The Future of the European Court of Human Rights
27/09

27. September 2019. 14:30

ELTE Law Faculty Council Room (1053 Budapest, Egyetem tér 1-3., ground floor)

09/27

2019. September 27. 14:30 -

ELTE Law Faculty Council Room (1053 Budapest, Egyetem tér 1-3., ground floor)


The Future of the European Court of Human Rights—Subsidiarity, Process-Based Review and the Rule of Law

Lecturer: Róbert Ragnar Spanó, Judge and Vice-president of the European Court of Human Rights  

27 September 2019, 14:30
ELTE Law Faculty
Room: Faculty Council Room (Egyetem tér 1-3., ground floor)
Registration: anna.racz@ajk.elte.hu

Róbert Ragnar Spanó is an Icelandic-Italian jurist, Judge and Vice-president of the European Court of Human Rights. He was Vice-Dean and Dean of the Faculty of Law at the University of Iceland. He was appointed a Judge to the European Court of Human Rights on 1st November 2013.

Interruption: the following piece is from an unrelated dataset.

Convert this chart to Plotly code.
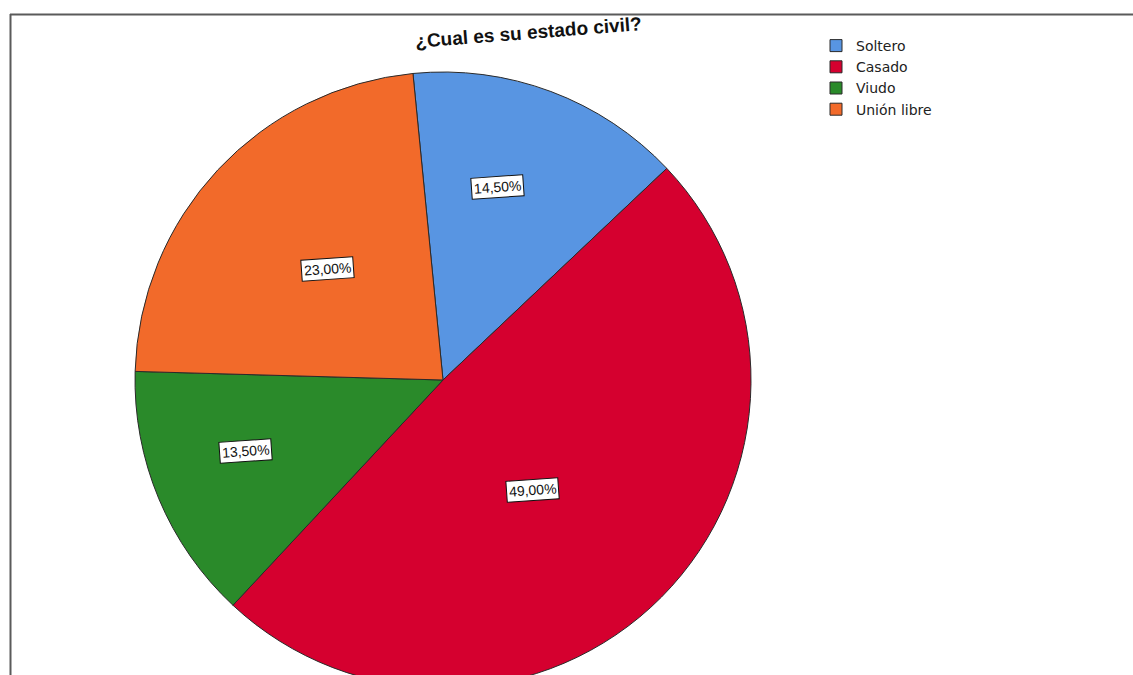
import math
import plotly.graph_objects as go

# Estado civil: categorías y porcentajes
categorias = ["Soltero", "Casado", "Viudo", "Unión libre"]
porcentajes = [14.5, 49.0, 13.5, 23.0]
etiquetas = ["14,50%", "49,00%", "13,50%", "23,00%"]
colores = ["#5895e2", "#d5002f", "#2a8a2a", "#f26a2a"]

# Geometry of the canvas (pixels)
W, H = 1133, 690
CX, CY, R = 443, 380, 308
ROTATION = -5.6
# placement of each value box: fraction of the radius and angle offset (deg)
label_r = [0.65, 0.46, 0.68, 0.52]
label_dang = [-4.6, 5.9, 3.0, 0.7]

FONT = "Liberation Sans, Arial, sans-serif"


def px_x(x):
    return x / W


def px_y(y):
    return (H - y) / H


fig = go.Figure()
fig.add_trace(go.Pie(
    labels=categorias,
    values=porcentajes,
    sort=False,
    direction="clockwise",
    rotation=ROTATION,
    textinfo="none",
    hoverinfo="label+percent",
    marker=dict(colors=colores, line=dict(color="#2a2a2a", width=1)),
    domain=dict(x=[px_x(CX - R), px_x(CX + R)], y=[px_y(CY + R), px_y(CY - R)]),
))

# value boxes placed around the middle angle of every slice
total = sum(porcentajes)
acc = 0.0
annotations = []
for val, txt, fr, da in zip(porcentajes, etiquetas, label_r, label_dang):
    mid = ROTATION + 360.0 * (acc + val / 2) / total + da
    acc += val
    th = math.radians(mid)
    x = CX + R * fr * math.sin(th)
    y = CY - R * fr * math.cos(th)
    annotations.append(dict(
        x=px_x(x), y=px_y(y), xref="paper", yref="paper",
        xanchor="center", yanchor="middle",
        text=txt, showarrow=False, textangle=-4,
        font=dict(family=FONT, size=14, color="#111"),
        bgcolor="white", bordercolor="#111", borderwidth=1, borderpad=2,
    ))

annotations.append(dict(
    x=px_x(528), y=px_y(33), xref="paper", yref="paper",
    xanchor="center", yanchor="middle",
    text="<b>¿Cual es su estado civil?</b>", showarrow=False, textangle=-4.5,
    font=dict(family=FONT, size=19, color="#111"),
))

shapes = [
    dict(type="line", xref="paper", yref="paper", x0=px_x(10), x1=1, y0=px_y(14.5), y1=px_y(14.5),
         line=dict(color="#5a5a5a", width=2)),
    dict(type="line", xref="paper", yref="paper", x0=px_x(10.5), x1=px_x(10.5), y0=0, y1=px_y(14),
         line=dict(color="#5a5a5a", width=2)),
]

fig.update_layout(
    width=W, height=H,
    margin=dict(l=0, r=0, t=0, b=0),
    paper_bgcolor="white", plot_bgcolor="white",
    showlegend=True,
    legend=dict(
        x=px_x(816), y=px_y(30), xanchor="left", yanchor="top",
        font=dict(family="DejaVu Sans, Verdana, sans-serif", size=14, color="#222"),
        bgcolor="rgba(0,0,0,0)", itemwidth=30, tracegroupgap=0,
    ),
    annotations=annotations,
    shapes=shapes,
)

fig.write_html(
    "out.html",
    post_script="document.body.style.margin='0';document.body.style.overflow='hidden';"
                "document.documentElement.style.overflow='hidden';",
)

The current era in the life of the European Convention on Human Rights is a transformative one. The speaker, a serving judge of the Strasbourg Court, thus finds it opportune to look back in time, consider the present and reflect on the future. It is argued that the last 40 years or so constituted the Court’s ‘substantive embedding phase’. This phase has now in general shifted towards a new historical era, the ‘procedural embedding phase’, which is analysed in detail. During this latter phase, the Court has begun to realign its project attempting to trigger increased engagement with the Convention by national authorities using a mechanism termed ‘process-based review’. The overall aim is to secure a higher and more sustainable level of Convention protections within the States subject to European supervision. However, within this process-based review mechanism, national decision-makers have to be structurally capable of fulfilling the task of effectively securing human rights. This means that the foundations of the domestic legal order have to be intact. States that do not respect the rule of law cannot expect to be afforded deference under process-based review in the age of subsidiarity.